Berdasarkan data Badan Pusat
Statistik tahun 2020 menunjukkan bahwa persentase perempuan melek huruf lebih
rendah dibanding laki-laki yaitu sebesar 94,55.
Laporan dari UNESCO
menunjukkan bahwa perempuan yang berpendidikan lebih mungkin untuk menunda
pernikahan, bertahan saat melahirkan, membesarkan anak-anak yang sehat,
mendapatkan pekerjaan dan penghasilan yang lebih besar serta hal-hal positif
lainnya.
Melalui pendidikan,
perempuan memperoleh keterampilan untuk berfungsi dan memenuhi kebutuhannya dalam
masyarakat. Dengan keterampilan dan kemampuan tersebut, perempuan dapat hidup
secara mandiri dan percaya diri. Perempuan dapat menjadi berdaya, memiliki
banyak pilihan dan mampu memilih pilihan hidupnya secara sadar.
Perempuan yang nantinya
memilih untuk menjadi ibu, memegang peran sentral dalam mendidik anak. Pengetahuan
dan pendidikan yang dimiliki oleh perempuan akan berdampak pada bagaimana ia
mendidik anak. Seperti istilah, ibu adalah madrasah pertama bagi anaknya.
Pendidikan di sini bukan hanya pendidikan sektor formal tetapi juga sektor
informal.
Maka sangat penting untuk
dibuka akses pendidikan yang sama dan seluas-luasnya bagi perempuan. Dengan
begitu, perempuan dapat mengubah mindset
atau paradigma masyarakat yang merugikan dimulai dari lingkup terkecilnya baik
anak, keluarga atau bahkan dirinya sendiri.

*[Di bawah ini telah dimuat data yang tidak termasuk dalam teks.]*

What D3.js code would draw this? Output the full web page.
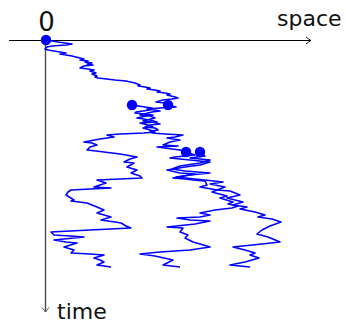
<!DOCTYPE html>
<html>
<head>
<meta charset="utf-8">
<script src="https://cdn.jsdelivr.net/npm/d3@7"></script>
<style>
  html, body { margin: 0; padding: 0; background: #fff; }
  svg { display: block; }
  text { font-family: "DejaVu Sans", sans-serif; fill: #111; }
</style>
</head>
<body>
<figure id="bbm" style="margin:0"></figure>
<script>
// Branching random walk as [time, space] pairs.
const rootPath = [
  [0, 0], [0.2, 1.2], [0.4, 2.6], [0.5, 2.0], [0.6, 0.6], [0.7, 0.1], [0.9, -0.1], [1.0, 0.2],
  [1.2, 1.4], [1.3, 2.0], [1.4, 1.4], [1.6, 2.6], [1.8, 3.4], [1.9, 3.8], [2.0, 3.4], [2.1, 4.2],
  [2.2, 3.9], [2.3, 4.6], [2.4, 4.1], [2.5, 4.7], [2.6, 3.8], [2.8, 3.4], [2.9, 4.2], [3.0, 4.8],
  [3.1, 4.4], [3.3, 5.0], [3.4, 4.6], [3.6, 5.1], [3.7, 4.9], [3.8, 5.2], [4.0, 6.9], [4.1, 8.0],
  [4.3, 8.9], [4.5, 9.4], [4.6, 9.2], [4.7, 9.9], [4.8, 10.4], [4.9, 10.1], [5.0, 10.9], [5.1, 11.4],
  [5.2, 11.1], [5.3, 11.9], [5.4, 12.4], [5.5, 12.1], [5.7, 12.9], [5.8, 13.2], [5.9, 12.6], [6.0, 11.7],
  [6.2, 11.0], [6.3, 11.9], [6.4, 12.6], [6.5, 12.2]
];

const leftPath = [
  [6.5, 8.6], [6.7, 9.9], [6.8, 10.6], [6.9, 10.1], [7.0, 10.4], [7.2, 9.0], [7.3, 8.9], [7.5, 10.7],
  [7.6, 10.0], [7.8, 9.1], [8.0, 10.4], [8.2, 11.1], [8.3, 9.4], [8.5, 10.2], [8.7, 10.7], [8.8, 9.7],
  [9.0, 10.4], [9.2, 10.9], [9.3, 9.8], [9.4, 7.4], [9.5, 6.1], [9.7, 6.8], [9.9, 5.4], [10.2, 3.8],
  [10.3, 4.6], [10.5, 5.1], [10.7, 4.4], [11.0, 4.1], [11.1, 5.0], [11.2, 5.8], [11.4, 7.4], [11.7, 9.1],
  [11.9, 8.4], [12.2, 7.8], [12.3, 8.8], [12.7, 8.1], [13.0, 9.1], [13.3, 8.5], [13.6, 9.4], [13.8, 9.6],
  [13.9, 7.4], [14.0, 5.1], [14.3, 6.0], [14.7, 4.8], [14.8, 6.5], [14.9, 4.4], [15.0, 2.5], [15.2, 2.2],
  [15.5, 2.0], [16.0, 2.8], [16.1, 2.5], [16.3, 4.1], [16.5, 4.6], [16.7, 5.1], [17.0, 5.8], [17.3, 5.1],
  [17.7, 6.5], [18.0, 5.5], [18.2, 6.9], [18.3, 7.5], [18.6, 8.0], [18.8, 8.5], [19.0, 4.4], [19.2, 0.5],
  [19.5, 0.8], [19.6, 2.4], [19.7, 3.8], [20.0, 0.8], [20.2, 2.0], [20.3, 3.1], [20.7, 1.8], [21.0, 2.8],
  [21.3, 2.5], [21.4, 4.4], [21.5, 5.8], [21.8, 4.8], [22.0, 5.4], [22.2, 5.8], [22.5, 5.1], [22.7, 6.5]
];

const rightPath = [
  [6.5, 12.2], [6.7, 13.0], [6.8, 11.4], [6.9, 10.2], [7.1, 11.4], [7.2, 10.6], [7.5, 9.4], [7.6, 10.4],
  [7.8, 10.9], [8.1, 9.7], [8.2, 10.6], [8.4, 11.4], [8.5, 10.4], [8.7, 9.9], [8.8, 10.9], [9.0, 11.2],
  [9.1, 10.4], [9.3, 10.6], [9.4, 11.9], [9.5, 13.7], [9.7, 12.9], [9.8, 12.1], [9.9, 12.7], [10.0, 13.4],
  [10.2, 12.4], [10.5, 11.7], [10.6, 13.2], [10.7, 11.1], [10.8, 11.9], [10.9, 12.6], [11.0, 13.4], [11.2, 14.0]
];

const middlePath = [
  [11.2, 14.0], [11.5, 14.9], [11.7, 12.9], [11.8, 12.4], [12.0, 14.4], [12.2, 16.4], [12.5, 15.4], [12.7, 13.9],
  [13.0, 12.1], [13.3, 13.4], [13.4, 14.9], [13.8, 12.7], [13.9, 13.9], [14.0, 14.7], [14.1, 15.9], [14.5, 16.1],
  [14.7, 15.4], [15.0, 17.1], [15.2, 16.6], [15.6, 18.1], [15.8, 17.4], [16.2, 18.7], [16.4, 18.2], [16.6, 19.2],
  [16.8, 18.6], [17.0, 16.9], [17.3, 15.4], [17.5, 16.4], [17.7, 15.4], [17.8, 13.1], [18.0, 14.4], [18.1, 16.4],
  [18.4, 14.9], [18.7, 12.1], [18.8, 13.7], [19.2, 13.4], [19.5, 14.2], [19.8, 13.9], [20.2, 14.7], [20.4, 15.4],
  [20.7, 16.4], [21.0, 14.4], [21.2, 11.4], [21.4, 9.4], [21.6, 10.9], [22.0, 12.7], [22.5, 11.7], [22.7, 13.4]
];

const farRightPath = [
  [11.2, 15.4], [11.6, 15.9], [11.8, 14.4], [12.0, 16.4], [12.3, 15.4], [12.6, 13.4], [12.9, 12.6], [13.1, 13.9],
  [13.3, 16.4], [13.5, 14.4], [13.7, 13.0], [13.9, 14.9], [14.2, 17.7], [14.4, 16.4], [14.7, 17.9], [15.0, 17.1],
  [15.1, 18.4], [15.5, 19.4], [15.8, 18.1], [16.2, 19.7], [16.5, 18.7], [16.7, 20.1], [16.9, 19.4], [17.2, 20.9],
  [17.5, 21.9], [17.7, 21.2], [17.9, 22.6], [18.2, 23.5], [18.6, 22.4], [19.0, 21.6], [19.4, 21.1], [19.7, 22.2],
  [20.2, 23.4], [20.4, 21.6], [20.7, 18.7], [21.0, 19.9], [21.3, 20.9], [21.5, 20.4], [21.8, 21.3], [22.2, 19.9],
  [22.5, 18.4], [22.7, 20.4]
];

const paths = [rootPath, leftPath, rightPath, middlePath, farRightPath];

// branching events (and the start)
const branchTimes = [0, 6.5, 6.5, 11.2, 11.2];
const branchSpaces = [0, 8.6, 12.2, 14.0, 15.4];

const axisLabels = { origin: "0", space: "space", time: "time" };

const width = 346;
const height = 323;

const x = d3.scaleLinear().domain([-3.7, 26.5]).range([9, 311]);
const y = d3.scaleLinear().domain([0, 27.2]).range([40, 312]);

const svg = d3.select("figure#bbm")
  .append("svg")
  .attr("width", width)
  .attr("height", height)
  .attr("viewBox", [0, 0, width, height]);

// space axis (horizontal)
const [sx0, sx1] = x.range();
svg.append("line")
  .attr("x1", sx0).attr("x2", sx1)
  .attr("y1", y(0) + 0.5).attr("y2", y(0) + 0.5)
  .attr("stroke", "#000")
  .attr("stroke-width", 1.1);
svg.append("path")
  .attr("d", `M${sx1 - 5},${y(0) - 3} Q${sx1 - 2},${y(0) - 0.5} ${sx1},${y(0) + 0.5} Q${sx1 - 2},${y(0) + 1.5} ${sx1 - 5},${y(0) + 4}`)
  .attr("fill", "none")
  .attr("stroke", "#000")
  .attr("stroke-width", 0.9);

// time axis (vertical)
const [ty0, ty1] = y.range();
svg.append("line")
  .attr("x1", x(0) - 0.5).attr("x2", x(0) - 0.5)
  .attr("y1", ty0).attr("y2", ty1)
  .attr("stroke", "#4a4a4a")
  .attr("stroke-width", 1.4);
svg.append("path")
  .attr("d", `M${x(0) - 4},${ty1 - 4.5} Q${x(0) - 1.5},${ty1 - 1.5} ${x(0) - 0.5},${ty1} Q${x(0) + 0.5},${ty1 - 1.5} ${x(0) + 3},${ty1 - 4.5}`)
  .attr("fill", "none")
  .attr("stroke", "#4a4a4a")
  .attr("stroke-width", 0.9);

// labels
svg.append("text")
  .attr("x", x(0) + 0.5)
  .attr("y", 30.5)
  .attr("text-anchor", "middle")
  .attr("font-size", 26)
  .text(axisLabels.origin);

svg.append("text")
  .attr("x", 277)
  .attr("y", 26)
  .attr("font-size", 22)
  .text(axisLabels.space);

svg.append("text")
  .attr("x", 57)
  .attr("y", 319)
  .attr("font-size", 22)
  .text(axisLabels.time);

// trajectories
const line = d3.line()
  .x(d => x(d[1]))
  .y(d => y(d[0]));

svg.append("g")
  .attr("fill", "none")
  .attr("stroke", "#0000ff")
  .attr("stroke-width", 1.6)
  .attr("stroke-linejoin", "round")
  .selectAll("path")
  .data(paths)
  .join("path")
  .attr("d", line);

// branch points
svg.append("g")
  .attr("fill", "#0000ff")
  .selectAll("circle")
  .data(d3.range(branchTimes.length))
  .join("circle")
  .attr("cx", i => x(branchSpaces[i]))
  .attr("cy", i => y(branchTimes[i]))
  .attr("r", 5.2);
</script>
</body>
</html>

Majunya perempuan bukan berarti kekalahan bagi laki-laki. Jika laki-laki
saja yang memperoleh akses pendidikan dan pemenuhan hak lainnya, maka yang maju
hanya laki-laki. Itu berarti peradaban hanya maju setengahnya. Perempuan perlu
mendapatkan hal yang sama agar peradaban dapat maju seutuhnya.